Thoughts about SETI and SETI@home
As a scientist I must admit that statistics are highly in favor of there being extraterrestrial life. As a realist I must also admit that I think it highly unlikely that we will ever hear from them on an interstellar radio signal. The distances are so great that if they start broadcasting today we probably won't hear from them for another five million years because light travels so slowly. On the other hand, if we pick up a radio signal that they sent out 5 million years ago, they would be so advanced by now that they wouldn't want to be bothered with us primatives.

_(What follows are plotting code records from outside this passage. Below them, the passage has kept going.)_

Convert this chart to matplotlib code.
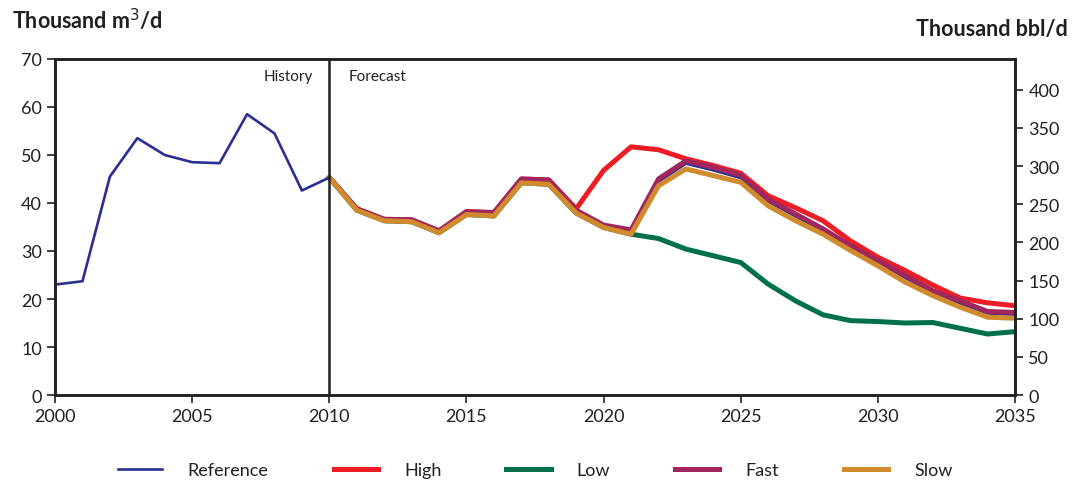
import numpy as np
import matplotlib
matplotlib.use('Agg')
import matplotlib.pyplot as plt

plt.rcParams['font.family'] = ['Lato', 'DejaVu Sans']

years_hist = list(range(2000, 2011))
ref_hist = [23.0, 23.7, 45.5, 53.5, 50.0, 48.5, 48.3, 58.5, 54.5, 42.6, 45.3]

years_fc = list(range(2010, 2036))
slow = [45.3, 38.5, 36.3, 36.1, 33.8, 37.6, 37.3, 44.2, 43.9, 37.9, 34.9, 33.5,
        43.6, 47.1, 45.7, 44.3, 39.4, 36.3, 33.5, 30.1, 26.9, 23.5, 20.7, 18.3, 16.2, 16.0]
fast = [45.3, 38.8, 36.6, 36.5, 34.2, 38.2, 38.0, 45.0, 44.8, 38.5, 35.4, 34.4,
        45.0, 48.8, 47.4, 45.8, 40.8, 37.7, 34.6, 31.1, 28.0, 24.9, 21.7, 19.6, 17.4, 17.2]
ref_fc = [45.3, 38.7, 36.5, 36.3, 34.0, 37.9, 37.6, 44.6, 44.3, 38.2, 35.1, 34.0,
          44.4, 48.2, 46.8, 45.2, 40.3, 37.2, 34.2, 30.8, 27.6, 24.4, 21.3, 19.1, 17.0, 16.7]
high = [45.3, 38.8, 36.6, 36.5, 34.2, 38.2, 38.0, 45.0, 44.8, 38.8, 46.8, 51.7,
        51.1, 49.2, 47.8, 46.2, 41.5, 39.0, 36.3, 32.1, 28.7, 25.9, 22.9, 20.2, 19.2, 18.6]
low = [45.3, 38.5, 36.3, 36.1, 33.8, 37.6, 37.3, 44.2, 43.9, 37.9, 34.9, 33.5,
       32.6, 30.4, 29.0, 27.6, 23.1, 19.6, 16.7, 15.5, 15.3, 15.0, 15.1, 13.9, 12.7, 13.2]

c_ref = '#2b2f8f'
c_high = '#ee1c25'
c_low = '#00704a'
c_fast = '#a0275e'
c_slow = '#d18b2c'

fig = plt.figure(figsize=(10.73, 4.85), dpi=100)
ax = fig.add_axes([0.0513, 0.1835, 0.8947, 0.6928])

ax.plot(years_hist, ref_hist, color=c_ref, lw=1.9, label='Reference', zorder=3)
ax.plot(years_fc, ref_fc, color=c_ref, lw=1.9, zorder=2)
ax.plot(years_fc, high, color=c_high, lw=3.6, label='High', zorder=2.1)
ax.plot(years_fc, low, color=c_low, lw=3.6, label='Low', zorder=2.2)
ax.plot(years_fc, fast, color=c_fast, lw=3.6, label='Fast', zorder=2.3)
ax.plot(years_fc, slow, color=c_slow, lw=3.6, label='Slow', zorder=2.4)

ax.axvline(2010, color='#231f20', lw=1.8, zorder=4)
ax.text(2009.4, 66.5, 'History', ha='right', va='center', fontsize=11, color='#231f20')
ax.text(2010.7, 66.5, 'Forecast', ha='left', va='center', fontsize=11, color='#231f20')

ax.set_xlim(2000, 2035)
ax.set_ylim(0, 70)
ax.set_xticks(range(2000, 2036, 5))
ax.set_yticks(range(0, 71, 10))

ax2 = ax.twinx()
ax2.set_ylim(0, 70 * 6.29)
ax2.set_yticks(range(0, 401, 50))

for a in (ax, ax2):
    for s in a.spines.values():
        s.set_linewidth(1.8)
        s.set_color('#231f20')
    a.tick_params(labelsize=13, width=1.2, length=6, color='#231f20', labelcolor='#231f20')

fig.text(0.011, 0.958, 'Thousand m$^3$/d', fontsize=15.5, fontweight='bold',
         color='#231f20', ha='left', va='center')
fig.text(0.995, 0.94, 'Thousand bbl/d', fontsize=15.5, fontweight='bold',
         color='#231f20', ha='right', va='center')

fig.legend(loc='center', bbox_to_anchor=(0.4986, 0.029), ncol=5, frameon=False,
           fontsize=13, handlelength=2.45, handletextpad=1.44, columnspacing=3.6,
           labelcolor='#231f20')

fig.savefig('out.png', dpi=100)
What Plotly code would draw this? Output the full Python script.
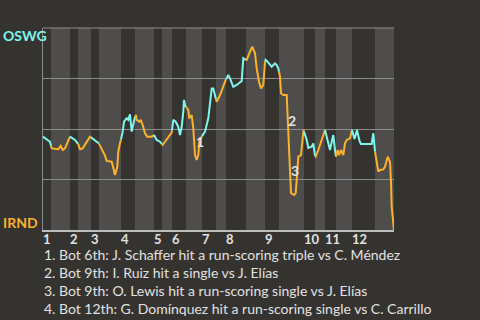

Listening is one thing but I don't like the idea of transmitting anything to an unknown audience. I'd rather know who I'm talking to before revealing anything about our location, technology, genetic sequencing, abundance of water, or our inability to visit them. What would be the point of transmitting to them? Conversation would be impossible. Have you noticed the 5 second delay between local news anchors and their satellite connected foreign correspondents? Multiply that by a million years.

SETI runs in my home and car because I'm highly competitive. Some of the guys in the office were bragging about how many SETI units they had processed and how fast their machines were. I started running SETI on everything in the house, including leaving the 650MHz laptop running 24 by 7. That wasn't enough. I then built a dual Pentium 800MHz which didn't turn out to be that fast because of bus contention even though the two SETI's ran on separate processors. So I built two 1.2GHz Athlons, caught up with the office guys and passed them in three months. Then I went too far and even put a computer in my car, justifying it with mp3 music and GPS navigation. It only has a 500Mhz Pentium IV with 128Mb RAM but it runs SETI whenever it's idle.

Hopefully a day will come that I will get to visit the Arecibo Radio Observatory to make sure it hasn't been taken over by aliens.